The Stage Where Craft Becomes Cosmos
Each year, Wellington’s World of WearableArt (WOW) transforms fabric, resin, and latex into something closer to theater than clothing. In 2025, the competition once again blurred the fragile line between costume and sculpture, myth and machinery. Eighty-five finalists from 17 countries competed for over $200,000 NZD in prizes, but the real currency here is astonishment.

WOW is no mere runway. It is a cathedral of spectacle where designers conjure entire worlds—cultural, spiritual, ecological—and then let them walk, shimmer, and breathe before an audience.

The Supreme Award: Spirits in Latex
This year’s WOW Supreme Award went to U.S.-based duo Dawn Mostow and Ben Gould for Tsukumogami, a vision that feels equal parts myth and monument. Inspired by Japanese folklore, where everyday objects acquire spirits after a century of use, the work reimagines the human body as a sacred vessel.
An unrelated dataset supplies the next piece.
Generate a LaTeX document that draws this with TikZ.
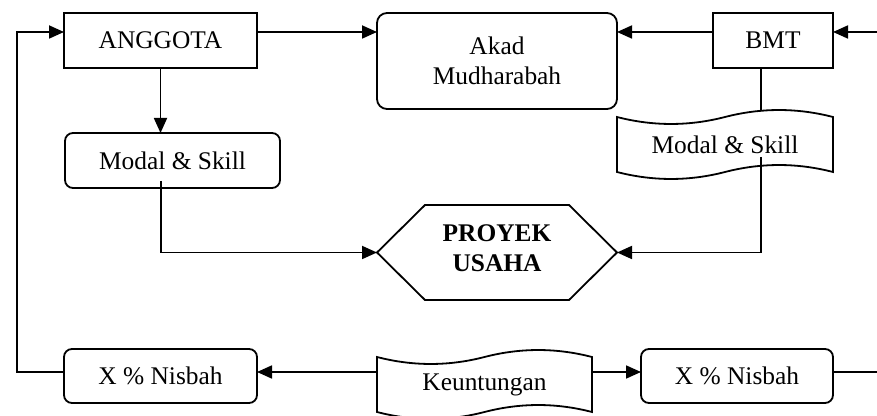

Two performers, lacquered in blue-and-white latex, resemble towering porcelain vases. Their heads sprout ikebana arrangements, flowers reaching outward as though carrying whispers from another realm. The piece fuses Japanese craft traditions with the sculptural rigor of contemporary design, turning latex into something that vibrates with history.
Mostow, who lived in Japan, channels lived experience rather than surface exoticism. Tsukumogami is not costume-as-decoration—it is costume-as-invocation, a spirit conjured on stage.
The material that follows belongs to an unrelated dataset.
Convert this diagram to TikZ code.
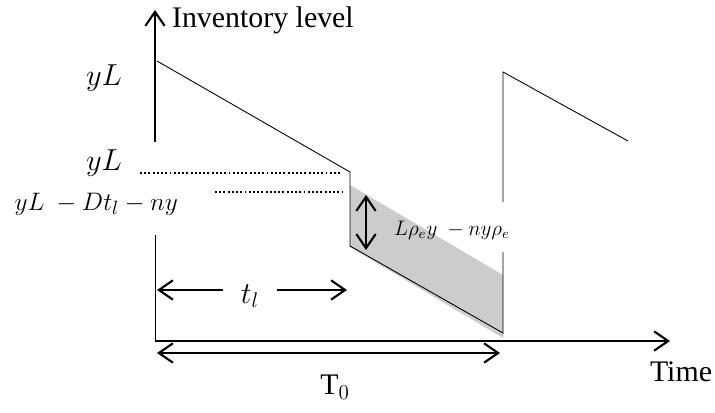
\documentclass[tikz,border=0pt]{standalone}
\usepackage{amsmath}
\usepackage{fontspec}
\setmainfont{Liberation Serif}
\usetikzlibrary{arrows.meta, positioning}

\begin{document}
\begin{tikzpicture}[x=0.02cm, y=-0.02cm, >={Straight Barb[length=8pt, width=11pt, line width=1.2pt]},
  axis/.style={line width=1.6pt},
  dim/.style={line width=1.2pt},
  curve/.style={line width=0.5pt},
  guide/.style={line width=1.1pt, dash pattern=on 1.1pt off 1.3pt},
  lbl/.style={font=\fontsize{17}{20}\selectfont, inner sep=1pt}]
  \useasboundingbox (0,0) rectangle (715,412);
  % shaded band
  \fill[gray!40] (350,185) -- (503,275) -- (503,338) -- (350,247) -- cycle;
  % axes
  \coordinate (o) at (155,341);
  \coordinate (ytop) at (155,10);
  \coordinate (ybot) at (155,142);
  \coordinate (xend) at (670,341);
  \draw[axis, ->] (ybot) -- (ytop);
  \draw[curve] (155,235) -- (o);
  \draw[axis, ->] (o) -- (xend);
  \node[lbl, anchor=west] (inv) at (170,20) {Inventory level};
  \node[lbl] (time) at (681,372) {Time};
  % inventory curve
  \coordinate (p1) at (157,61);
  \coordinate (p2) at (350,172);
  \coordinate (p3) at (350,246);
  \coordinate (p4) at (503,333);
  \coordinate (p5) at (503,72);
  \coordinate (p6) at (628,141);
  \draw[curve] (p1) -- (p2) -- (p3) -- (p4) -- (503,252);
  \draw[curve] (503,202) -- (p5) -- (p6);
  % levels
  \draw[guide] (140,173) -- (342,173);
  \draw[guide] (215,192) -- (342,192);
  \node[lbl] (yl1) at (104,78) {$yL$};
  \node[lbl] (yl2) at (104,163) {$yL$};
  \node[lbl, font=\fontsize{15}{18}\selectfont, anchor=east] (yl3) at (180,204) {$yL\ -Dt_l-ny$};
  % loss
  \draw[dim, <->] (366,195) -- (366,250);
  \node[lbl, font=\fontsize{12}{15}\selectfont] (loss) at (452,230) {$L\rho_e y\ -ny\rho_e$};
  % durations
  \node[lbl] (tl) at (250,296) {$t_l$};
  \draw[dim, ->] (223,290) -- (157,290);
  \draw[dim, ->] (277,290) -- (347,290);
  \draw[dim, <->] (157,353) -- (500,353);
  \node[lbl] (t0) at (335,387) {T$_0$};
\end{tikzpicture}
\end{document}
The Runner-Up: A Medusa of the Deep
Second place went to Fifi Colston for Meine Erste Liebe (“My First Love”), a marine phantasm where the body dissolves into jellyfish forms. The performer becomes an aquatic Medusa, with a globular headdress and a bell-like skirt glowing with delicate tendrils.
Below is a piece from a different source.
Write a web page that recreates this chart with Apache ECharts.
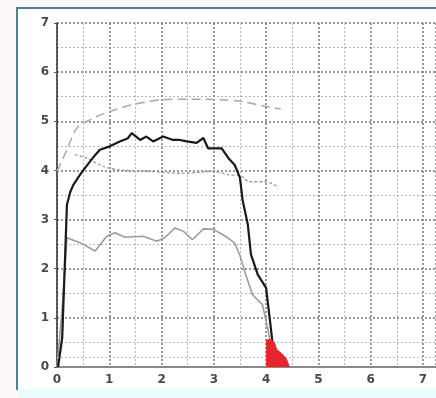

The piece is equal parts menace and tenderness, a reminder that the ocean’s creatures, luminous and strange, are both beautiful and perilous. Colston’s work reads as a love letter to the sea and a warning of its fragility—ornament and omen entwined.

A Global Tapestry of Narratives
Beyond the top prizes, WOW 2025 staged a planetary dialogue. Designers drew from folklore, climate anxieties, and the pulse of contemporary craft. The show demonstrated how wearable art has become a language of its own: garments as essays, silhouettes as poetry.
Here, fashion is not seasonal but eternal. It pulls equally from myth, biology, and technology, daring to ask what it means for a body to be both human and more-than-human.

Why WOW Still Matters
In a cultural moment oversaturated with “content,” WOW reaffirms the power of embodied spectacle. It proves that costume is not trivial but radical—an alchemy of material and imagination that can resurrect forgotten myths and invent new ones.

Editor’s Choice
The 2025 edition reminds us that wearable art is not about adornment. It is about transformation. To wear these creations is to inhabit another world, if only for a moment—to live inside a metaphor that has taken on flesh and breath.